Kevin Robertson, chair of Unite the union, Falkirk Council branch, says it is the first ballot he has known where people are actively looking for ballot papers.
He said: “Nobody goes on strike with pleasure. It really is the last resort. Unions do not want to see schools shut and rubbish piling up on our streets. Remember, trade union members will be affected by these too.
“This is a restricted strike ballot; so not all workers will be balloted or asked to withdraw their labour, but this is the first such vote I have been involved in where members have been actively seeking ballot papers and asking why they are not being balloted.

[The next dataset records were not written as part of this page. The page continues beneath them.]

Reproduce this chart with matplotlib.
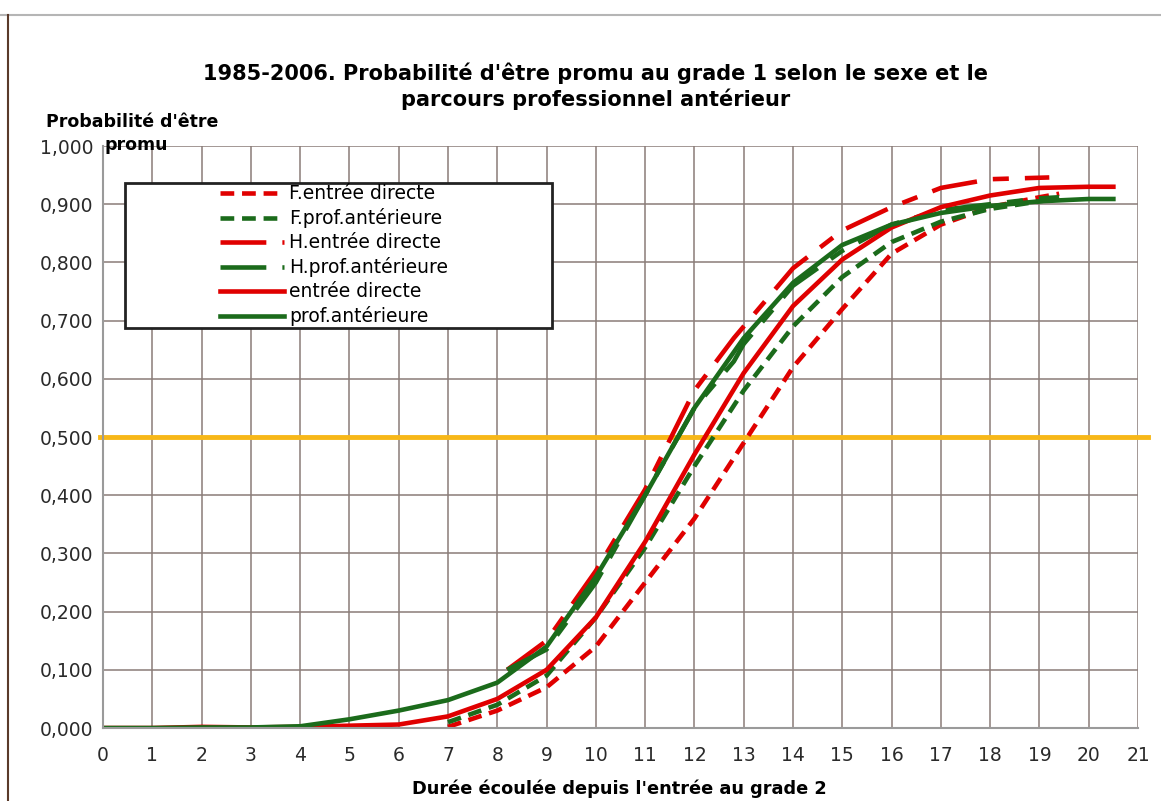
import matplotlib.pyplot as plt
from matplotlib.patches import Rectangle
from matplotlib.lines import Line2D
from matplotlib.ticker import FuncFormatter

plt.rcParams['font.family'] = ['DejaVu Sans']

# --- data ---
x_green_solid = [0, 1, 2, 3, 4, 5, 6, 7, 8, 9, 10, 11, 12, 13, 14, 15, 16, 17, 18, 19, 20, 20.5]
y_green_solid = [0, 0, 0.001, 0.001, 0.003, 0.015, 0.03, 0.048, 0.078, 0.14, 0.26, 0.4, 0.55, 0.67,
                 0.765, 0.83, 0.865, 0.885, 0.897, 0.905, 0.909, 0.909]

x_red_solid = [0, 1, 2, 3, 4, 5, 6, 7, 8, 9, 10, 11, 12, 13, 14, 15, 16, 17, 18, 19, 20, 20.5]
y_red_solid = [0, 0, 0.002, 0.001, 0.002, 0.004, 0.006, 0.02, 0.05, 0.1, 0.19, 0.32, 0.47, 0.61,
               0.725, 0.805, 0.86, 0.895, 0.915, 0.928, 0.93, 0.93]

x_f_direct = [7, 8, 9, 10, 11, 12, 13, 14, 15, 16, 17, 18, 19, 19.4]
y_f_direct = [0.002, 0.03, 0.07, 0.14, 0.25, 0.36, 0.49, 0.62, 0.72, 0.815, 0.865, 0.895, 0.912, 0.918]

x_f_prof = [7, 8, 9, 10, 11, 12, 13, 14, 15, 16, 17, 18, 19, 19.4]
y_f_prof = [0.01, 0.04, 0.09, 0.19, 0.31, 0.45, 0.58, 0.69, 0.775, 0.835, 0.87, 0.892, 0.905, 0.91]

x_h_direct = [8.2, 9, 10, 11, 12, 12.8, 13, 14, 15, 16, 17, 18, 19.2]
y_h_direct = [0.10, 0.15, 0.27, 0.41, 0.58, 0.67, 0.69, 0.79, 0.855, 0.895, 0.928, 0.943, 0.946]

x_h_prof = [8.2, 9, 10, 11, 12, 12.8, 13, 14, 15, 16, 17, 18, 19, 19.4]
y_h_prof = [0.10, 0.135, 0.25, 0.4, 0.55, 0.63, 0.66, 0.76, 0.82, 0.865, 0.89, 0.9, 0.91, 0.912]

xticks = list(range(0, 22))
yticks = [i / 10 for i in range(0, 11)]

RED = '#e00000'
GREEN = '#1b6b1b'

fig = plt.figure(figsize=(11.61, 8.01), dpi=100)
ax = fig.add_axes([0.0887, 0.0911, 0.8915, 0.7266])

short = (3.0, 1.7)
longdash = (10, 3.5, 3.5, 3.5)

l1, = ax.plot(x_f_direct, y_f_direct, color=RED, lw=3.3, dashes=short, label='F.entrée directe')
l2, = ax.plot(x_f_prof, y_f_prof, color=GREEN, lw=3.3, dashes=short, label='F.prof.antérieure')
l3, = ax.plot(x_h_direct, y_h_direct, color=RED, lw=3.3, dashes=longdash, label='H.entrée directe')
l4, = ax.plot(x_h_prof, y_h_prof, color=GREEN, lw=3.3, dashes=longdash, label='H.prof.antérieure')
l5, = ax.plot(x_red_solid, y_red_solid, color=RED, lw=3.3, label='entrée directe')
l6, = ax.plot(x_green_solid, y_green_solid, color=GREEN, lw=3.3, label='prof.antérieure')

ax.axhline(0.5, xmin=-0.003, xmax=1.01, color='#f7b718', lw=3.5, clip_on=False, zorder=1.5)

ax.set_xlim(0, 21)
ax.set_ylim(0, 1.0)
ax.set_xticks(xticks)
ax.set_yticks(yticks)
ax.yaxis.set_major_formatter(FuncFormatter(lambda v, p: f'{v:.3f}'.replace('.', ',')))
ax.grid(True, color='#8a7c78', lw=1.1)
ax.set_axisbelow(True)
for s in ['top', 'right']:
    ax.spines[s].set_visible(False)
for s in ['left', 'bottom']:
    ax.spines[s].set_color('#9a9a9a')
    ax.spines[s].set_linewidth(1.5)
ax.tick_params(axis='both', length=0, labelsize=13.5, colors='#2a2a2a')
ax.tick_params(axis='x', pad=13)
ax.tick_params(axis='y', pad=7)

# legend box
ax.add_patch(Rectangle((0.0213, 0.687), 0.4125, 0.249, transform=ax.transAxes,
                       facecolor='white', edgecolor='#222222', lw=2, zorder=4))
leg = ax.legend(handles=[l1, l2, l3, l4, l5, l6], loc='upper left',
                bbox_to_anchor=(0.113, 0.934), frameon=False, fontsize=13.5,
                handlelength=3.4, handletextpad=0.3, labelspacing=0.265,
                borderpad=0, borderaxespad=0)
leg.set_zorder(5)

fig.text(0.513, 0.892, "1985-2006. Probabilité d'être promu au grade 1 selon le sexe et le\nparcours professionnel antérieur",
         ha='center', va='center', fontsize=15, fontweight='bold', linespacing=1.25)
fig.text(0.114, 0.848, "Probabilité d'être", ha='center', va='center',
         fontsize=12.5, fontweight='bold')
fig.text(0.117, 0.819, "promu", ha='center', va='center',
         fontsize=12.5, fontweight='bold')
fig.text(0.533, 0.015, "Durée écoulée depuis l'entrée au grade 2", ha='center', va='center',
         fontsize=12.8, fontweight='bold')

# scan border lines
fig.add_artist(Line2D([0.0, 1.0], [0.981, 0.981], color='#b5b5b5', lw=1.5))
fig.add_artist(Line2D([0.007, 0.007], [0.0, 0.981], color='#5a3a2a', lw=1.5))

fig.savefig('out.png', dpi=100)
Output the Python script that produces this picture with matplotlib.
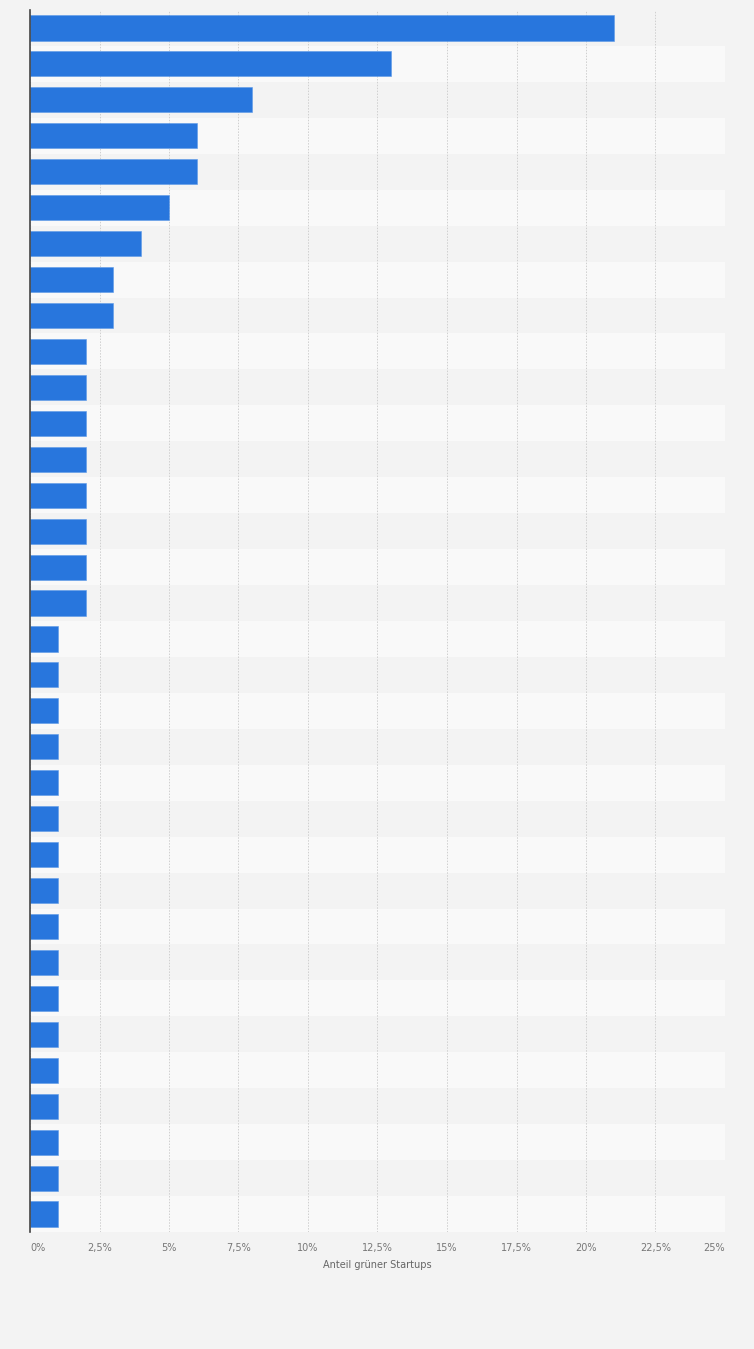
import matplotlib.pyplot as plt
import numpy as np

# Anteil grüner Startups (%), von oben nach unten
werte = [21, 13, 8, 6, 6, 5, 4, 3, 3,
         2, 2, 2, 2, 2, 2, 2, 2,
         1, 1, 1, 1, 1, 1, 1, 1, 1, 1, 1, 1, 1, 1, 1, 1, 1]
xticks = [0, 2.5, 5, 7.5, 10, 12.5, 15, 17.5, 20, 22.5, 25]
xlabels = ['0%', '2,5%', '5%', '7,5%', '10%', '12,5%', '15%', '17,5%', '20%', '22,5%', '25%']

W, H = 754, 1349
fig = plt.figure(figsize=(W / 100, H / 100), dpi=100)
fig.patch.set_facecolor('#f3f3f3')
ax = fig.add_axes([30 / W, 1 - 1232 / H, (725 - 30) / W, (1232 - 10) / H])
ax.set_facecolor('#f3f3f3')

n = len(werte)
y = np.arange(n)

# abwechselnde Zeilenstreifen
for i in range(n):
    ax.axhspan(i - 0.5, i + 0.5, color='#f3f3f3' if i % 2 == 0 else '#f9f9f9', zorder=0, lw=0)

ax.barh(y, werte, height=0.7, color='#2876dd', edgecolor='#5d9ae8', linewidth=0.4, zorder=3)

ax.set_xlim(0, 25)
ax.set_ylim(n - 0.5, -0.5)
ax.set_yticks([])
ax.set_xticks(xticks)
ax.set_xticklabels(xlabels, fontsize=7, color='#777777')
lbls = ax.get_xticklabels()
lbls[0].set_horizontalalignment('left')
lbls[-1].set_horizontalalignment('right')
ax.tick_params(axis='x', length=0, pad=8)
ax.grid(axis='x', color='#cfcfcf', linestyle=(0, (1.5, 1.5)), linewidth=0.7, zorder=1)

for s in ['top', 'right', 'bottom']:
    ax.spines[s].set_visible(False)
ax.spines['left'].set_color('#444444')
ax.spines['left'].set_linewidth(1.2)
ax.spines['left'].set_zorder(4)

ax.set_xlabel('Anteil grüner Startups', fontsize=7, color='#666666', labelpad=5)

fig.savefig('out.png', dpi=100, facecolor=fig.get_facecolor())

Such is the strength of feeling amongst some sectors.”
Mr Robertson said their argument is not primarily with Falkirk Council as the union has a good working relationship with them – but “members are not happy at being offered such a paltry, and frankly, quite an insulting offer whilst other public sector workers are awarded far more.”
He said: “It is insulting to say that workers on poverty pay can always apply for benefits if their pay is so low. It is insulting to say that those already on the lowest hourly rates should have to pay the heaviest price of recovery from covid whilst those at the top carry less of the burden.
“We ask only for a decent pay rise, especially favouring the lowest paid. We want a negotiated fair settlement. We want the Scottish Government to stop cutting funds to local councils and politicians at all levels to stand up for local workers, our communities and their services.”
Union members, including Falkirk branch convener Helen Welsh, took their case to COSLA, the councils’ umbrella group, where they lobbied councillors attending the meeting.
But COSLA in turn has criticised the Scottish Government for not providing funds that would enable councils to give staff a better pay increase.
In a statement, it said: “COSLA is deeply disappointed that the First Minister and Cabinet Secretary for Finance have refused the request of all council leaders to engage in discussions regarding the current settlement for Local Government and its significant impact on our ongoing pay negotiations
“As the ‘Resource Spending Review’, published on May 31, shows that Local Government’s core funding for the next three years will remain static at a time when inflation and energy costs are soaring. This “flat-cash” scenario gives no scope to recognising the essential work of our staff, whose expectations, quite rightly, are being influenced by Scottish Government’s decisions in relation to other parts of the public sector.”
Ballot papers must be returned by July 26. If the ballot for industrial action is successful then strike action could begin in August at the beginning of the new school term.